Mayor Jendral dr H Soemarno diangkat sebagai Gubernur tanggal 14 Agustus 1964 oleh Presiden Sukarno. Salah satu karya beliau adalah pembentukan APDN yang sekarang menjadi IPDN. Pada tahun 1965, Henk Ngantung, Wakil Gubernur yang kemudian menggantikan dr H Soemarno mengundurkan diri sebagai Gubernur karena alasan kesehatan. karena dianggap paling kenal dengan wilayah DKI Jakarta, dr Soemarno ditunjuk untuk merangkap jabatan sebagai mentri dalam negeri sekaligus gubernur DKI Jakarta. Pada masa pemerintahan kedua ini terjadi peristiwa G30s/PKI dimana salah satu korbannya adalah sahabat beliu, Jendral Ahmad Yani, yang sering bersama dalam berbagai operasi  militer dan sempat sekantor dimana saat KASAD-nya Jendral H.H Nasution, Jendral Ahmad Yani menjadi Deputi KASAD sedangkan dr H Soemarno sebagai Asisten III KASAD dengan pangkat Brigjen.

Pada tahun 1966 saat suasana politik tidak menentu, dr H Soemarno memasuki masa pensiun pada November 1966. Beliau menjalani masa pensiun kembali berpraktik sebagai dokter bhakan sempat untuk bekerja sebagai dokter di Arab Saudi namun gagal. Beliau aktif di Yayasan Trisakti serta aktif di Yayasan Budi Kemuliaan yang mengelola beberaba rumah sakit. Buku Biografi yang beliau susun diterbitkan tahun 1981

 Dr H Soemarno dan dr Soebandi

Nah apa hubungan antara Mayjen dr H Soemarno dan Letkol dr Soebandi.  Kedua orang ini terkait dengan Jember dan sama-sama dokter tentara.  Dr H Soemarno lahir di Jember, menjadi dokter, kemudian  berkiprah di kalimantan, bergabung sebagai tentara di Malang pada awal kemerdekaan dan bertugas di Malang, Solo, Jakarta, Makasar, dan akhirnya menjadi Gubernur sampai Mendagri.

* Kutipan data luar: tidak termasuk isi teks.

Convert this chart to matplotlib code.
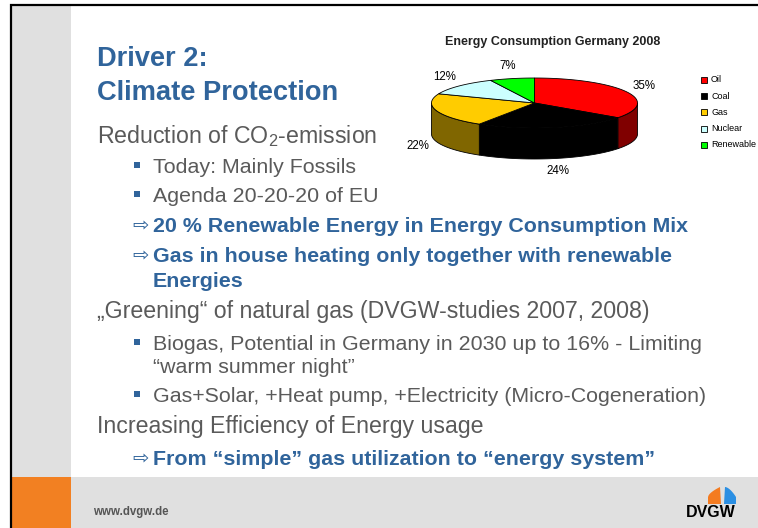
import numpy as np
import matplotlib
matplotlib.use('Agg')
import matplotlib.pyplot as plt
from matplotlib.patches import Rectangle, Polygon

plt.rcParams['font.family'] = ['Liberation Sans', 'DejaVu Sans']
plt.rcParams['mathtext.fontset'] = 'custom'
plt.rcParams['mathtext.rm'] = 'Liberation Sans'
plt.rcParams['mathtext.it'] = 'Liberation Sans'

# chart data
sources = ['Oil', 'Coal', 'Gas', 'Nuclear', 'Renewable']
shares = [35, 24, 22, 12, 7]
top_colors = ['#ff0000', '#000000', '#ffcc00', '#ccffff', '#00ff00']
side_colors = ['#800000', '#000000', '#806600', '#669999', '#008000']
chart_title = 'Energy Consumption Germany 2008'

BLUE = '#30649b'
GREY = '#5a5a5a'

fig = plt.figure(figsize=(7.58, 5.28), dpi=100)
ax = fig.add_axes([0, 0, 1, 1])
ax.set_xlim(0, 758)
ax.set_ylim(528, 0)
ax.axis('off')

# slide background
ax.add_patch(Rectangle((11, 5), 60, 472, color='#e0e0e0', lw=0))
ax.add_patch(Rectangle((11, 477), 60, 51, color='#f28022', lw=0))
ax.add_patch(Rectangle((71, 477), 687, 51, color='#e0e0e0', lw=0))
ax.plot([11, 11, 758], [528, 5, 5], color='black', lw=1.6, solid_joinstyle='miter')

# title
ax.text(97, 66, 'Driver 2:', fontsize=19.6, fontweight='bold', color=BLUE)
ax.text(97, 100, 'Climate Protection', fontsize=19.6, fontweight='bold', color=BLUE)

# body text
def plain(x, y, s, size=16.7):
    ax.text(x, y, s, fontsize=size, color=GREY, va='baseline')

def bullet(y, s):
    ax.add_patch(Rectangle((134, y - 11), 6, 6, color=BLUE, lw=0))
    plain(153, y, s, 15.4)

def arrow(y, s, show_arrow=True):
    if show_arrow:
        ax.text(132, y - 1, '\u21e8', fontsize=14, color=BLUE, va='baseline',
                family=['DejaVu Sans'])
    ax.text(153, y, s, fontsize=15.4, fontweight='bold', color=BLUE, va='baseline')

plain(97, 143, 'Reduction of CO$_2$-emission')
bullet(173, 'Today: Mainly Fossils')
bullet(202, 'Agenda 20-20-20 of EU')
arrow(232, '20 % Renewable Energy in Energy Consumption Mix')
arrow(262, 'Gas in house heating only together with renewable')
arrow(287, 'Energies', show_arrow=False)
plain(97, 318, '\u201eGreening\u201c of natural gas (DVGW-studies 2007, 2008)')
bullet(350, 'Biogas, Potential in Germany in 2030 up to 16% - Limiting')
plain(153, 373, '\u201cwarm summer night\u201d', 15.4)
bullet(402, 'Gas+Solar, +Heat pump, +Electricity (Micro-Cogeneration)')
plain(97, 433, 'Increasing Efficiency of Energy usage')
arrow(465, 'From \u201csimple\u201d gas utilization to \u201cenergy system\u201d')

# footer
ax.text(93, 515, 'www.dvgw.de', fontsize=8.3, fontweight='bold', color='#555555')
ax.text(711, 517, 'DVGW', fontsize=11.5, fontweight='bold', color='black',
        ha='center', va='baseline')
t = np.linspace(0, 1, 20)
orange = [(708, 504)] + [(708 + 12 * s, 497 - 10 * s ** 0.6) for s in t] + [(721, 504)]
blue = [(724, 504)] + [(725 + 11 * s, 487 + 10 * s ** 1.7) for s in t] + [(736, 504)]
ax.add_patch(Polygon(orange, closed=True, color='#f47b20', lw=0))
ax.add_patch(Polygon(blue, closed=True, color='#2b8fe3', lw=0))

# 3D pie
cx, cy, rx, ry, depth = 534.5, 103, 103, 25, 31
ax.text(553, 42, chart_title, fontsize=9, fontweight='bold', color='#222222',
        ha='center', va='center')

def pt(a, dy=0):
    r = np.radians(a)
    return cx + rx * np.cos(r), cy - ry * np.sin(r) + dy

bounds = 90 - np.concatenate([[0], np.cumsum(shares)]) * 3.6
for i in range(len(shares)):
    a1, a0 = bounds[i], bounds[i + 1]
    lo, hi = max(a0, -180), min(a1, 0)
    if lo < hi:
        aa = np.linspace(lo, hi, 60)
        poly = [pt(a) for a in aa] + [pt(a, depth) for a in aa[::-1]]
        ax.add_patch(Polygon(poly, closed=True, facecolor=side_colors[i],
                             edgecolor='black', lw=0.6))
for i in range(len(shares)):
    a1, a0 = bounds[i], bounds[i + 1]
    aa = np.linspace(a1, a0, 80)
    poly = [(cx, cy)] + [pt(a) for a in aa]
    ax.add_patch(Polygon(poly, closed=True, facecolor=top_colors[i],
                         edgecolor='black', lw=0.6))
    mid = np.radians((a1 + a0) / 2)
    lx = cx + (rx + 20) * np.cos(mid)
    ly = cy - (ry + 13) * np.sin(mid) + (depth if np.sin(mid) < 0 else 0)
    ax.text(lx, ly, f'{shares[i]}%', fontsize=8.3, ha='center', va='center',
            color='black')

# legend
for i, name in enumerate(sources):
    y = 80 + i * 16.2
    ax.add_patch(Rectangle((701, y - 3), 6, 6, facecolor=top_colors[i],
                           edgecolor='black', lw=0.6))
    ax.text(711, y, name, fontsize=6.5, va='center', color='black')

fig.savefig('out.png', dpi=100)
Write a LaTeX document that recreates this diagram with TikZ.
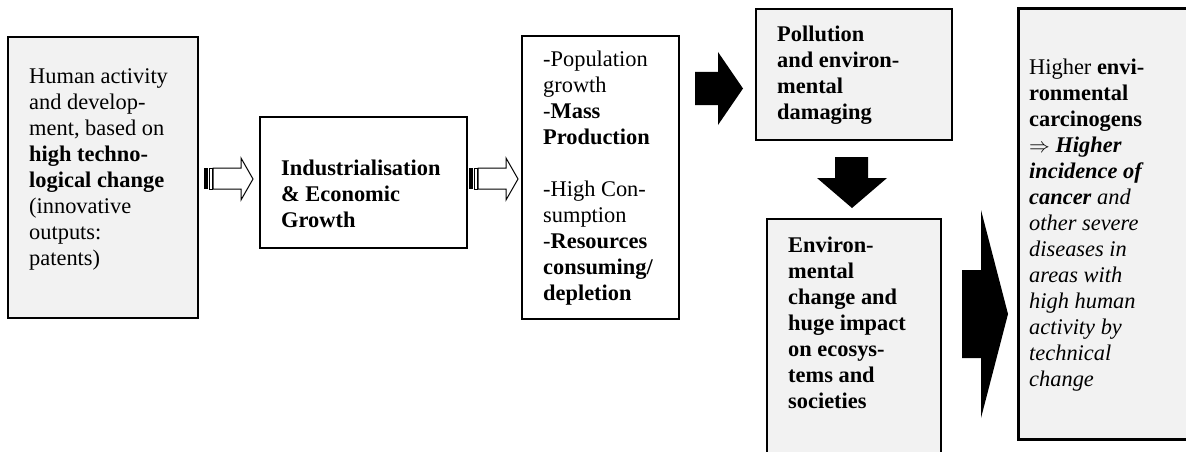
\documentclass[tikz,border=0pt]{standalone}
\usepackage{fontspec}
\setmainfont{Liberation Serif}
\definecolor{boxgrey}{HTML}{F2F2F2}
\begin{document}
\begin{tikzpicture}[x=1pt,y=-1pt,
  box/.style={draw=black, line width=1.3pt, inner sep=0pt, outer sep=0pt, anchor=north west},
  greybox/.style={box, fill=boxgrey},
  whitebox/.style={box, fill=white},
  txt/.style={anchor=north west, inner sep=0pt, align=left, font=\fontsize{22.4}{26}\selectfont},
  openarrow/.style={draw=black, line width=1pt, fill=white, line join=miter},
  blackarrow/.style={fill=black}]
\clip (0,0) rectangle (1186,452);
\fill[white] (0,0) rectangle (1186,452);

% boxes
\node[greybox, line width=1.8pt, minimum width=190pt, minimum height=281pt] (b1) at (8,37) {};
\node[whitebox, minimum width=207pt, minimum height=131pt] (b2) at (260,117) {};
\node[whitebox, minimum width=157pt, minimum height=283pt] (b3) at (522,36) {};
\node[greybox, minimum width=196pt, minimum height=131pt] (b4) at (756,9) {};
\node[greybox, minimum width=174pt, minimum height=260pt] (b5) at (767,219) {};
\node[greybox, line width=3pt, minimum width=230pt, minimum height=430pt] (b6) at (1018,9) {};

% texts (first baseline minus strut height 18.2)
\node[txt] (t1) at (29,64.8) {\strut Human activity\\ and develop-\\ ment, based on\\ \textbf{high techno-}\\ \textbf{logical change}\\ (innovative\\ outputs:\\ patents)};
\node[txt] (t2) at (281,156.8) {\strut\textbf{Industrialisation}\\ \textbf{\& Economic}\\ \textbf{Growth}};
\node[txt] (t3) at (543,48.5) {\strut -Population\\ growth\\ -\textbf{Mass}\\ \textbf{Production}\\[26pt] -High Con-\\ sumption\\ -\textbf{Resources}\\ \textbf{consuming/}\\ \textbf{depletion}};
\node[txt] (t4) at (777,22.8) {\strut\textbf{Pollution}\\ \textbf{and environ-}\\ \textbf{mental}\\ \textbf{damaging}};
\node[txt] (t5) at (788,233.8) {\strut\textbf{Environ-}\\ \textbf{mental}\\ \textbf{change and}\\ \textbf{huge impact}\\ \textbf{on ecosys-}\\ \textbf{tems and}\\ \textbf{societies}};
\node[txt] (t6) at (1029,56.3) {\strut Higher \textbf{envi-}\\ \textbf{ronmental}\\ \textbf{carcinogens}\\ $\Rightarrow$ \textbf{\textit{Higher}}\\ \textbf{\textit{incidence of}}\\ \textbf{\textit{cancer}} \textit{and}\\ \textit{other severe}\\ \textit{diseases in}\\ \textit{areas with}\\ \textit{high human}\\ \textit{activity by}\\ \textit{technical}\\ \textit{change}};

% striped open arrow 1
\fill[black] (204,168) rectangle (208,189);
\draw[line width=0.8pt] (209.5,168) rectangle (212,189);
\draw[openarrow] (213,168) -- (241,168) -- (241,158) -- (253,179) -- (241,200) -- (241,189) -- (213,189) -- cycle;

% striped open arrow 2
\fill[black] (469,168) rectangle (473,189);
\draw[line width=0.8pt] (474.5,168) rectangle (477,189);
\draw[openarrow] (478,168) -- (506,168) -- (506,158) -- (518,179) -- (506,200) -- (506,189) -- (478,189) -- cycle;

% black arrow right
\fill[blackarrow] (695,72) -- (718,72) -- (718,52) -- (743,88.5) -- (718,125) -- (718,105) -- (695,105) -- cycle;

% black arrow down
\fill[blackarrow] (835,157) -- (868,157) -- (868,178) -- (887,178) -- (852,208) -- (817,178) -- (835,178) -- cycle;

% big black arrow
\fill[blackarrow] (962,270) -- (981,270) -- (981,210) -- (1008,314) -- (981,418) -- (981,358) -- (962,358) -- cycle;
\end{tikzpicture}
\end{document}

Sedangkan Letkol dr Soebandi lahir di Klakah, menjadi dokter, bergabung dengan PETA, menjadi dokter di Probolinggo,  bergabung dengan TNI di Malang sebagai dokter tentara dan menjadi dokter Resimen Damarwulan serta mengepalai Rumah Sakit Tentara di Jember. Dr Soebandi gugur pada pertempuran di Karang Kedawung, Mumbulsari, Jember 8 Februari 1949.

Dr Soemarno dan Dr Soebandi, keduanya lulusan NIAS, Surabaya cuma beda angkatan.  Paling tidak ini terlihat dari beda umur keduanya. Dr Soemarno kelahiran tahun 1911 sedangkan dr Soebandi lahir tahun 1917. Di NIAS, dr Soemarno masuk tahun 1929 dan lulus tahun 1938 sedangkan dr Soebandi lulus tahun 1943 saat NIAS menjadi IkA Daigaku pada jaman Jepang. Keduanya bertemu di RST Claket Malang tahun 1945 dan sama –sama mendapat pangkat Kapten (sebelumnya dr Soebandu sudah mendapat pangkat Mayor semasa bergabung di PETA). Dr Soemarno bertugas di RST di Malang sedangkan dr Soebandi ke DKT Jember dan menjadi dokter Resimen.

Keduanya bersahabat sekalipun tidak sering bertemu karena tugas di berbagai pertempuran. Salah satu kesan yang mendalam yang diceritakan oleh dr Soemarno dalam bukunya, beliau sempat mengantarkan dr Soebandi saat akan berangkat bertugas di Karawang dan berpesan “Kang, iistri saya akan melahirkan, Tolong ya, saya minta anak laki-laki”. Dan sepulang dari Karawang, dr Soebandi marah-marah dan mengatakan dokter-dokter di Malang tidak becus, karena anaknya laki-laki.  Salah satu putri dari Dokter Subandi (anak beliau 3 orang, perempuan semua) sempat tinggal  bersama dengan dr H Soemarno dan kuliah di Akademi Arsitektur Pertamanan tahun 1966 sampai lulus.  Keduanya dokter tentara ini tentu membuat bangga warga Jember sekalipun dengan bidang tugas yang berbeda

Mayjen dr H Soemarno meninggal di kediamannya, Jalan Pasir Putih IV/5, Ancol, Jakarta Utara pada tanggal 9 Januari 1991 pada usia 79 tahun. Almarhum meninggalkan seorang istri, tujuh anak, 22 cucu, dan 3 cicit. Dia dimakamkan di TPU Karet, Jakarta Pusat.